START
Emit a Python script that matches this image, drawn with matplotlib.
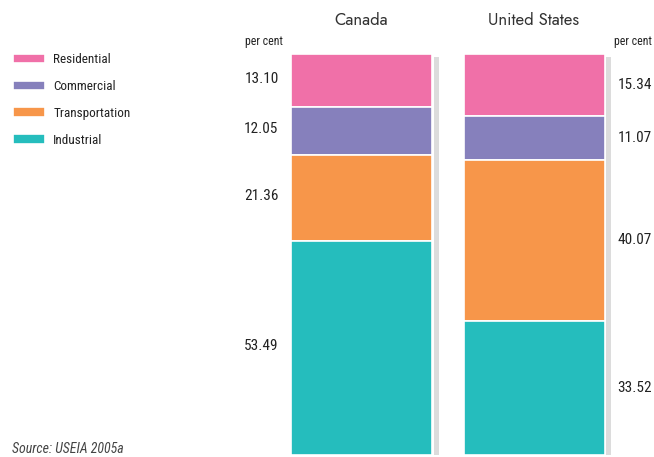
import matplotlib
matplotlib.use("Agg")
import matplotlib.pyplot as plt
from matplotlib import font_manager
import numpy as np

# Share of end-use energy demand by sector (per cent)
countries = ["Canada", "United States"]
sectors = ["Residential", "Commercial", "Transportation", "Industrial"]
canada = [13.10, 12.05, 21.36, 53.49]
united_states = [15.34, 11.07, 40.07, 33.52]
colors = ["#F070A8", "#8680BC", "#F7964A", "#25BDBD"]
unit_label = "per cent"
source_note = "Source: USEIA 2005a"

available = {f.name for f in font_manager.fontManager.ttflist}


def pick(*names):
    for n in names:
        if n in available:
            return n
    return "DejaVu Sans"


narrow = pick("Roboto Condensed", "Archivo Narrow", "PT Sans Narrow",
              "Liberation Sans Narrow", "Open Sans Condensed")
geo = pick("Jost", "Questrial", "Didact Gothic", "Lato")

W, H = 654, 457
fig = plt.figure(figsize=(W / 100, H / 100), dpi=100)

# axes placed in pixel terms: x 280..625, y 54..455 (from top)
ax = fig.add_axes([280 / W, (H - 455) / H, 345 / W, (455 - 54) / H])
px_per_unit = 172.5
ax.set_xlim(-(361.5 - 280) / px_per_unit, 1 + (625 - 534) / px_per_unit)
ax.set_ylim(100, 0)
ax.axis("off")

bar_w = 141 / px_per_unit
xs = np.arange(len(countries))
data = np.array([canada, united_states])

# drop shadow strip along the right side of each column
shadow_off = 74.5 / px_per_unit
ax.bar(xs + shadow_off, 100 - 0.75, bottom=0.75, width=5 / px_per_unit,
       color="#DCDCDC", zorder=1)

bottoms = np.zeros(len(countries))
handles = []
for j, sec in enumerate(sectors):
    h = ax.bar(xs, data[:, j], bottom=bottoms, width=bar_w, color=colors[j],
               edgecolor="white", linewidth=1.2, zorder=2, label=sec)
    handles.append(h)
    for i in range(len(countries)):
        yc = bottoms[i] + data[i, j] / 2
        if i == 0:
            ax.annotate(f"{data[i, j]:.2f}", xy=(xs[i] - bar_w / 2, yc),
                        xytext=(-9, 1), textcoords="offset points",
                        ha="right", va="center", fontsize=11,
                        family=narrow, color="#222222", annotation_clip=False)
        else:
            ax.annotate(f"{data[i, j]:.2f}", xy=(xs[i] + bar_w / 2, yc),
                        xytext=(9.5, 0), textcoords="offset points",
                        ha="left", va="center", fontsize=11,
                        family=narrow, color="#222222", annotation_clip=False)
    bottoms += data[:, j]

# column titles and unit labels
for i, name in enumerate(countries):
    ax.annotate(name, xy=(xs[i], 0), xytext=(0, 24), textcoords="offset points",
                ha="center", va="center", fontsize=12, family=geo,
                color="#333333", annotation_clip=False)
ax.annotate(unit_label, xy=(xs[0] - bar_w / 2, 0), xytext=(-6, 9),
            textcoords="offset points", ha="right", va="center", fontsize=8.5,
            family=narrow, color="#222222", annotation_clip=False)
ax.annotate(unit_label, xy=(xs[1] + bar_w / 2, 0), xytext=(7, 9),
            textcoords="offset points", ha="left", va="center", fontsize=8.5,
            family=narrow, color="#222222", annotation_clip=False)

leg = fig.legend(handles=handles, labels=sectors, loc="upper left",
                 bbox_to_anchor=(13 / W, 1 - 53 / H), frameon=False,
                 borderaxespad=0, borderpad=0, handlelength=2.4,
                 handleheight=0.7, handletextpad=0.65, labelspacing=1.05,
                 prop={"family": narrow, "size": 9.5})
for t in leg.get_texts():
    t.set_color("#222222")

fig.text(12 / W, 1 - 449 / H, source_note, ha="left", va="center",
         fontsize=10, family=narrow, style="italic", color="#444444")

fig.savefig("out.png", dpi=100)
END
GIVEN PROBLEM
Keep the pictures out of the copy and write out the data exactly as it stands.

TASK SOLUTION
Emit a Python script that matches this image, drawn with matplotlib.
import matplotlib
matplotlib.use("Agg")
import matplotlib.pyplot as plt
from matplotlib import font_manager
import numpy as np

# Share of end-use energy demand by sector (per cent)
countries = ["Canada", "United States"]
sectors = ["Residential", "Commercial", "Transportation", "Industrial"]
canada = [13.10, 12.05, 21.36, 53.49]
united_states = [15.34, 11.07, 40.07, 33.52]
colors = ["#F070A8", "#8680BC", "#F7964A", "#25BDBD"]
unit_label = "per cent"
source_note = "Source: USEIA 2005a"

available = {f.name for f in font_manager.fontManager.ttflist}


def pick(*names):
    for n in names:
        if n in available:
            return n
    return "DejaVu Sans"


narrow = pick("Roboto Condensed", "Archivo Narrow", "PT Sans Narrow",
              "Liberation Sans Narrow", "Open Sans Condensed")
geo = pick("Jost", "Questrial", "Didact Gothic", "Lato")

W, H = 654, 457
fig = plt.figure(figsize=(W / 100, H / 100), dpi=100)

# axes placed in pixel terms: x 280..625, y 54..455 (from top)
ax = fig.add_axes([280 / W, (H - 455) / H, 345 / W, (455 - 54) / H])
px_per_unit = 172.5
ax.set_xlim(-(361.5 - 280) / px_per_unit, 1 + (625 - 534) / px_per_unit)
ax.set_ylim(100, 0)
ax.axis("off")

bar_w = 141 / px_per_unit
xs = np.arange(len(countries))
data = np.array([canada, united_states])

# drop shadow strip along the right side of each column
shadow_off = 74.5 / px_per_unit
ax.bar(xs + shadow_off, 100 - 0.75, bottom=0.75, width=5 / px_per_unit,
       color="#DCDCDC", zorder=1)

bottoms = np.zeros(len(countries))
handles = []
for j, sec in enumerate(sectors):
    h = ax.bar(xs, data[:, j], bottom=bottoms, width=bar_w, color=colors[j],
               edgecolor="white", linewidth=1.2, zorder=2, label=sec)
    handles.append(h)
    for i in range(len(countries)):
        yc = bottoms[i] + data[i, j] / 2
        if i == 0:
            ax.annotate(f"{data[i, j]:.2f}", xy=(xs[i] - bar_w / 2, yc),
                        xytext=(-9, 1), textcoords="offset points",
                        ha="right", va="center", fontsize=11,
                        family=narrow, color="#222222", annotation_clip=False)
        else:
            ax.annotate(f"{data[i, j]:.2f}", xy=(xs[i] + bar_w / 2, yc),
                        xytext=(9.5, 0), textcoords="offset points",
                        ha="left", va="center", fontsize=11,
                        family=narrow, color="#222222", annotation_clip=False)
    bottoms += data[:, j]

# column titles and unit labels
for i, name in enumerate(countries):
    ax.annotate(name, xy=(xs[i], 0), xytext=(0, 24), textcoords="offset points",
                ha="center", va="center", fontsize=12, family=geo,
                color="#333333", annotation_clip=False)
ax.annotate(unit_label, xy=(xs[0] - bar_w / 2, 0), xytext=(-6, 9),
            textcoords="offset points", ha="right", va="center", fontsize=8.5,
            family=narrow, color="#222222", annotation_clip=False)
ax.annotate(unit_label, xy=(xs[1] + bar_w / 2, 0), xytext=(7, 9),
            textcoords="offset points", ha="left", va="center", fontsize=8.5,
            family=narrow, color="#222222", annotation_clip=False)

leg = fig.legend(handles=handles, labels=sectors, loc="upper left",
                 bbox_to_anchor=(13 / W, 1 - 53 / H), frameon=False,
                 borderaxespad=0, borderpad=0, handlelength=2.4,
                 handleheight=0.7, handletextpad=0.65, labelspacing=1.05,
                 prop={"family": narrow, "size": 9.5})
for t in leg.get_texts():
    t.set_color("#222222")

fig.text(12 / W, 1 - 449 / H, source_note, ha="left", va="center",
         fontsize=10, family=narrow, style="italic", color="#444444")

fig.savefig("out.png", dpi=100)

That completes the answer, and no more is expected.